A Legacy of Excellence and Sportsmanship Since 1958
What is now known as Marblehead Youth Hockey Association was formed in 1958 by Bud Orne and Collie Williams. Bud and Collie took a group of interested kids and formed the first town league in Marblehead. At that time town teams for youth sports did not exist. Kids that wanted to play hockey had to play outside Marblehead. As seen in the picture below, in our first year the kids practiced stick handling in the bowling alley at the old YMCA on Pleasant Street.
The following season, 1959-1960, Bud and Collie purchased ice time at the only ice rink in the area, The Old Lynn Arena. There were a few practices on the ice, but most of the work was done on land. The team couldn't play games or join an official league as none of the kids had helmets nor could afford to purchase them. The Marblehead Women's Club, a charitable organization in town that raised money to local kids in need, donated 12 helmets so they could play games.
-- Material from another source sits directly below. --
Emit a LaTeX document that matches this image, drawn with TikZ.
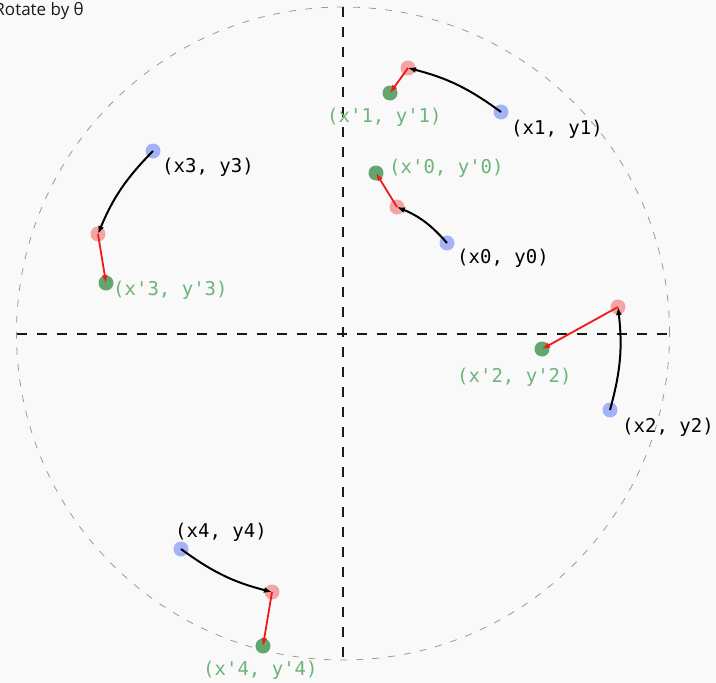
\documentclass[tikz,border=0pt]{standalone}
\usepackage{fontspec}
\setmainfont{Open Sans}
\setmonofont{DejaVu Sans Mono}
\usetikzlibrary{arrows.meta}
\definecolor{bgcol}{HTML}{F9F9F9}
\definecolor{ptblue}{HTML}{A3B3F5}
\definecolor{ptred}{HTML}{F5A3A3}
\definecolor{ptgreen}{HTML}{62A56E}
\definecolor{txtgreen}{HTML}{6DB47C}
\definecolor{ringgray}{HTML}{9A9A9A}
\definecolor{arrred}{HTML}{F01818}

\begin{document}
\begin{tikzpicture}[x=1pt, y=-1pt,
	dot/.style={circle, inner sep=0pt, minimum size=15pt},
	oldpt/.style={dot, fill=ptblue},
	midpt/.style={dot, fill=ptred},
	newpt/.style={dot, fill=ptgreen},
	lbl/.style={anchor=west, inner sep=0pt, font=\ttfamily\fontsize{19}{22}\selectfont},
	lblnew/.style={lbl, text=txtgreen},
	rotarrow/.style={-{Latex[length=8pt,width=6pt]}, line width=2pt, bend right=11},
	transarrow/.style={-{Latex[length=8pt,width=6pt]}, arrred, line width=1.8pt}
	]
	\fill[bgcol] (0,0) rectangle (716,683);
	\useasboundingbox (0,0) rectangle (716,683);
	
	% title
	\node[anchor=base east, inner sep=0pt, text=black!90, font=\fontsize{17}{20}\selectfont] (title) at (84,15) {Rotate by θ};
	
	% circle and axes
	\draw[ringgray, line width=0.8pt, dash pattern=on 7pt off 9pt] (343,333.5) circle (326.5pt);
	\draw[black!90, line width=2pt, dash pattern=on 10pt off 10pt] (343,7) -- (343,660);
	\draw[black!90, line width=2pt, dash pattern=on 10pt off 10pt] (17,333.5) -- (669,333.5);
	
	% points
	\node[oldpt] (b0) at (447,243) {};
	\node[midpt] (r0) at (397,207) {};
	\node[newpt] (g0) at (376,173) {};
	\node[oldpt] (b1) at (501,112) {};
	\node[midpt] (r1) at (408,68) {};
	\node[newpt] (g1) at (390,93) {};
	\node[oldpt] (b2) at (610,410) {};
	\node[midpt] (r2) at (618,307) {};
	\node[newpt] (g2) at (542,349) {};
	\node[oldpt] (b3) at (153,151) {};
	\node[midpt] (r3) at (98,234) {};
	\node[newpt] (g3) at (106,283) {};
	\node[oldpt] (b4) at (181,549) {};
	\node[midpt] (r4) at (272,592) {};
	\node[newpt] (g4) at (263,646) {};
	
	% labels
	\node[lbl] (l0) at (457,258) {(x0, y0)};
	\node[lblnew] (n0) at (389,168) {(x'0, y'0)};
	\node[lbl] (l1) at (511,129) {(x1, y1)};
	\node[lblnew] (n1) at (327,117) {(x'1, y'1)};
	\node[lbl] (l2) at (622,427) {(x2, y2)};
	\node[lblnew] (n2) at (457,377) {(x'2, y'2)};
	\node[lbl] (l3) at (162,167) {(x3, y3)};
	\node[lblnew] (n3) at (113,290) {(x'3, y'3)};
	\node[lbl] (l4) at (175,532) {(x4, y4)};
	\node[lblnew] (n4) at (203,670) {(x'4, y'4)};
	
	% rotation, then move
	\draw[rotarrow, bend right=13] (b0.center) to (r0.center);
	\draw[rotarrow] (b1.center) to (r1.center);
	\draw[rotarrow] (b2.center) to (r2.center);
	\draw[rotarrow] (b3.center) to (r3.center);
	\draw[rotarrow] (b4.center) to (r4.center);
	\foreach \i in {0,...,4}
		\draw[transarrow] (r\i.center) -- (g\i.center);
\end{tikzpicture}
\end{document}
The Oldest Youth Hockey Exchange in North America
|The Marblehead- St. Lambert Hockey Exchange is steeped in sportsmanship, camaraderie, and tradition. The origins of the exchange, conceptualized by Bud Orne and Bill Haskell, date back to 1964 when the first tournament was played. Each year in November, teams from St. Lambert Canada travel to Marblehead for a 3 day tournament filled with multi-level events. In turn, the Marblehead squads travel to Canada in February. Events include games, a skills tournament, a rising stars mini game, outdoor pond hockey, and a coaches game.The St. Lambert's Exchange is the highlight of each players hockey season as they are exposed to a different culture, an action packed weekend, and matched with a supportive billet family. Hockey is what brings the two towns together, but the relationships that have been formed are what has kept the tradition going for over 50 years.|
The mission of Marblehead Youth Hockey is to provide for the development of individual physical abilities, moral character through a program of organized competitive hockey; to foster the development of sportsmanship and team play. To provide, through a program of organized practices, games, and team play opportunities for the individuals to realize their potential and to develop self-confidence and a sense of responsibility to themselves, their team, and their community.